* **THE REQUEST**
Copy the listing below in full and skip every picture.

═════ DATA LINES

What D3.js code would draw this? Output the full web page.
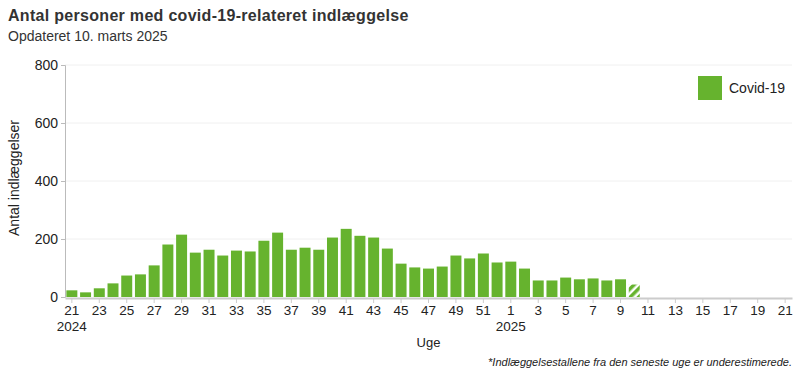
<!DOCTYPE html>
<html>
<head>
<meta charset="utf-8">
<script src="https://cdn.jsdelivr.net/npm/d3@7"></script>
<style>
  body { margin: 0; background: #fff; font-family: "Liberation Sans", Arial, sans-serif; }
</style>
</head>
<body>
<div id="container"></div>
<script>
const w = 800;
const h = 375;

// uge-kategorier: uge 21 2024 til uge 21 2025
const weeks2024 = d3.range(21, 53);
const weeks2025 = d3.range(1, 22);
const weekKeys = weeks2024.map(d => "2024-" + d).concat(weeks2025.map(d => "2025-" + d));

// indlæggelser pr. uge (sidste uge er underestimeret)
const values2024 = [23, 16, 30, 47, 74, 78, 109, 181, 215, 153, 163, 143, 160, 157, 194, 222,
                    163, 170, 163, 205, 235, 211, 205, 167, 115, 102, 98, 105, 143, 133, 150, 119];
const values2025 = [122, 98, 57, 57, 67, 61, 64, 57, 61, 43];
const yTicks = [0, 200, 400, 600, 800];

const data = values2024.map((v, i) => ({key: "2024-" + weeks2024[i], value: v}))
  .concat(values2025.map((v, i) => ({key: "2025-" + weeks2025[i], value: v})));
const lastKey = data[data.length - 1].key;

const margin = {left: 65, right: 8, top: 65, bottom: 78};
const svg = d3.select("#container").append("svg")
              .attr("width", w).attr("height", h)
              .style("font-family", "'Liberation Sans', Arial, sans-serif");

const defs = svg.append("defs");
const pat = defs.append("pattern")
  .attr("id", "hatch").attr("patternUnits", "userSpaceOnUse")
  .attr("width", 6).attr("height", 6)
  .attr("patternTransform", "rotate(45)");
pat.append("rect").attr("width", 6).attr("height", 6).attr("fill", "#fff");
pat.append("rect").attr("width", 3.5).attr("height", 6).attr("fill", "#66b32e");

const scaleX = d3.scaleBand()
  .domain(weekKeys)
  .range([margin.left, w - margin.right])
  .paddingInner(0.2).paddingOuter(0.1);
const scaleY = d3.scaleLinear()
  .domain([0, 800])
  .range([h - margin.bottom, margin.top]);

// title
svg.append("text").attr("x", 8).attr("y", 21)
   .attr("font-size", 16).attr("font-weight", "bold").attr("fill", "#333")
   .attr("letter-spacing", 0.3)
   .text("Antal personer med covid-19-relateret indlæggelse");
svg.append("text").attr("x", 8).attr("y", 41)
   .attr("font-size", 14).attr("fill", "#333")
   .text("Opdateret 10. marts 2025");

// grid
svg.append("g").selectAll("line").data(yTicks.slice(1)).enter().append("line")
   .attr("x1", margin.left).attr("x2", w - margin.right)
   .attr("y1", d => scaleY(d)).attr("y2", d => scaleY(d))
   .attr("stroke", "#f0f0f0").attr("stroke-width", 1);

// bars
svg.append("g").selectAll("rect").data(data).enter().append("rect")
   .attr("x", d => scaleX(d.key))
   .attr("width", scaleX.bandwidth())
   .attr("y", d => scaleY(d.value))
   .attr("height", d => scaleY(0) - scaleY(d.value))
   .attr("fill", d => d.key === lastKey ? "url(#hatch)" : "#66b32e");

// y axis
const yAxis = d3.axisLeft(scaleY).tickValues(yTicks).tickSize(4).tickPadding(3);
const yg = svg.append("g")
   .attr("transform", "translate(" + margin.left + ",0)")
   .call(yAxis);
yg.select(".domain").attr("stroke", "#bbb");
yg.selectAll(".tick line").attr("stroke", "#bbb");
yg.selectAll(".tick text").attr("font-size", 14).attr("fill", "#222")
  .attr("font-family", "'Liberation Sans', Arial, sans-serif");

svg.append("text")
   .attr("transform", "translate(19,178) rotate(-90)")
   .attr("text-anchor", "middle").attr("font-size", 14).attr("fill", "#222")
   .text("Antal indlæggelser");

// x axis
const xAxis = d3.axisBottom(scaleX)
   .tickValues(weekKeys.filter((d, i) => i % 2 === 0))
   .tickFormat(d => d.split("-")[1])
   .tickSize(5).tickPadding(2).tickSizeOuter(0);
const xg = svg.append("g")
   .attr("transform", "translate(0," + (scaleY(0) + 1) + ")")
   .call(xAxis);
xg.select(".domain").attr("stroke", "#ccc").attr("stroke-width", 2);
xg.selectAll(".tick line").attr("stroke", "#ccc");
xg.selectAll(".tick text").attr("font-size", 13.5).attr("fill", "#222")
  .attr("font-family", "'Liberation Sans', Arial, sans-serif");

const yearLabels = [["2024-21", "2024"], ["2025-1", "2025"]];
svg.append("g").selectAll("text").data(yearLabels).enter().append("text")
   .attr("x", d => scaleX(d[0]) + scaleX.bandwidth() / 2)
   .attr("y", scaleY(0) + 34)
   .attr("text-anchor", "middle").attr("font-size", 13.5).attr("fill", "#222")
   .text(d => d[1]);

svg.append("text")
   .attr("x", (margin.left + w - margin.right) / 2).attr("y", 347)
   .attr("text-anchor", "middle").attr("font-size", 13).attr("fill", "#222")
   .text("Uge");

svg.append("text")
   .attr("x", w - 8).attr("y", 366)
   .attr("text-anchor", "end").attr("font-size", 11).attr("font-style", "italic").attr("fill", "#222")
   .text("*Indlæggelsestallene fra den seneste uge er underestimerede.");

// legend
const legend = svg.append("g").attr("transform", "translate(698,76)");
legend.append("rect").attr("width", 24).attr("height", 24).attr("fill", "#66b32e");
legend.append("text").attr("x", 31).attr("y", 17)
   .attr("font-size", 14).attr("fill", "#222").text("Covid-19");
</script>
</body>
</html>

══════════

* **OUTPUT OF THE TASK**
What D3.js code would draw this? Output the full web page.
<!DOCTYPE html>
<html>
<head>
<meta charset="utf-8">
<script src="https://cdn.jsdelivr.net/npm/d3@7"></script>
<style>
  body { margin: 0; background: #fff; font-family: "Liberation Sans", Arial, sans-serif; }
</style>
</head>
<body>
<div id="container"></div>
<script>
const w = 800;
const h = 375;

// uge-kategorier: uge 21 2024 til uge 21 2025
const weeks2024 = d3.range(21, 53);
const weeks2025 = d3.range(1, 22);
const weekKeys = weeks2024.map(d => "2024-" + d).concat(weeks2025.map(d => "2025-" + d));

// indlæggelser pr. uge (sidste uge er underestimeret)
const values2024 = [23, 16, 30, 47, 74, 78, 109, 181, 215, 153, 163, 143, 160, 157, 194, 222,
                    163, 170, 163, 205, 235, 211, 205, 167, 115, 102, 98, 105, 143, 133, 150, 119];
const values2025 = [122, 98, 57, 57, 67, 61, 64, 57, 61, 43];
const yTicks = [0, 200, 400, 600, 800];

const data = values2024.map((v, i) => ({key: "2024-" + weeks2024[i], value: v}))
  .concat(values2025.map((v, i) => ({key: "2025-" + weeks2025[i], value: v})));
const lastKey = data[data.length - 1].key;

const margin = {left: 65, right: 8, top: 65, bottom: 78};
const svg = d3.select("#container").append("svg")
              .attr("width", w).attr("height", h)
              .style("font-family", "'Liberation Sans', Arial, sans-serif");

const defs = svg.append("defs");
const pat = defs.append("pattern")
  .attr("id", "hatch").attr("patternUnits", "userSpaceOnUse")
  .attr("width", 6).attr("height", 6)
  .attr("patternTransform", "rotate(45)");
pat.append("rect").attr("width", 6).attr("height", 6).attr("fill", "#fff");
pat.append("rect").attr("width", 3.5).attr("height", 6).attr("fill", "#66b32e");

const scaleX = d3.scaleBand()
  .domain(weekKeys)
  .range([margin.left, w - margin.right])
  .paddingInner(0.2).paddingOuter(0.1);
const scaleY = d3.scaleLinear()
  .domain([0, 800])
  .range([h - margin.bottom, margin.top]);

// title
svg.append("text").attr("x", 8).attr("y", 21)
   .attr("font-size", 16).attr("font-weight", "bold").attr("fill", "#333")
   .attr("letter-spacing", 0.3)
   .text("Antal personer med covid-19-relateret indlæggelse");
svg.append("text").attr("x", 8).attr("y", 41)
   .attr("font-size", 14).attr("fill", "#333")
   .text("Opdateret 10. marts 2025");

// grid
svg.append("g").selectAll("line").data(yTicks.slice(1)).enter().append("line")
   .attr("x1", margin.left).attr("x2", w - margin.right)
   .attr("y1", d => scaleY(d)).attr("y2", d => scaleY(d))
   .attr("stroke", "#f0f0f0").attr("stroke-width", 1);

// bars
svg.append("g").selectAll("rect").data(data).enter().append("rect")
   .attr("x", d => scaleX(d.key))
   .attr("width", scaleX.bandwidth())
   .attr("y", d => scaleY(d.value))
   .attr("height", d => scaleY(0) - scaleY(d.value))
   .attr("fill", d => d.key === lastKey ? "url(#hatch)" : "#66b32e");

// y axis
const yAxis = d3.axisLeft(scaleY).tickValues(yTicks).tickSize(4).tickPadding(3);
const yg = svg.append("g")
   .attr("transform", "translate(" + margin.left + ",0)")
   .call(yAxis);
yg.select(".domain").attr("stroke", "#bbb");
yg.selectAll(".tick line").attr("stroke", "#bbb");
yg.selectAll(".tick text").attr("font-size", 14).attr("fill", "#222")
  .attr("font-family", "'Liberation Sans', Arial, sans-serif");

svg.append("text")
   .attr("transform", "translate(19,178) rotate(-90)")
   .attr("text-anchor", "middle").attr("font-size", 14).attr("fill", "#222")
   .text("Antal indlæggelser");

// x axis
const xAxis = d3.axisBottom(scaleX)
   .tickValues(weekKeys.filter((d, i) => i % 2 === 0))
   .tickFormat(d => d.split("-")[1])
   .tickSize(5).tickPadding(2).tickSizeOuter(0);
const xg = svg.append("g")
   .attr("transform", "translate(0," + (scaleY(0) + 1) + ")")
   .call(xAxis);
xg.select(".domain").attr("stroke", "#ccc").attr("stroke-width", 2);
xg.selectAll(".tick line").attr("stroke", "#ccc");
xg.selectAll(".tick text").attr("font-size", 13.5).attr("fill", "#222")
  .attr("font-family", "'Liberation Sans', Arial, sans-serif");

const yearLabels = [["2024-21", "2024"], ["2025-1", "2025"]];
svg.append("g").selectAll("text").data(yearLabels).enter().append("text")
   .attr("x", d => scaleX(d[0]) + scaleX.bandwidth() / 2)
   .attr("y", scaleY(0) + 34)
   .attr("text-anchor", "middle").attr("font-size", 13.5).attr("fill", "#222")
   .text(d => d[1]);

svg.append("text")
   .attr("x", (margin.left + w - margin.right) / 2).attr("y", 347)
   .attr("text-anchor", "middle").attr("font-size", 13).attr("fill", "#222")
   .text("Uge");

svg.append("text")
   .attr("x", w - 8).attr("y", 366)
   .attr("text-anchor", "end").attr("font-size", 11).attr("font-style", "italic").attr("fill", "#222")
   .text("*Indlæggelsestallene fra den seneste uge er underestimerede.");

// legend
const legend = svg.append("g").attr("transform", "translate(698,76)");
legend.append("rect").attr("width", 24).attr("height", 24).attr("fill", "#66b32e");
legend.append("text").attr("x", 31).attr("y", 17)
   .attr("font-size", 14).attr("fill", "#222").text("Covid-19");
</script>
</body>
</html>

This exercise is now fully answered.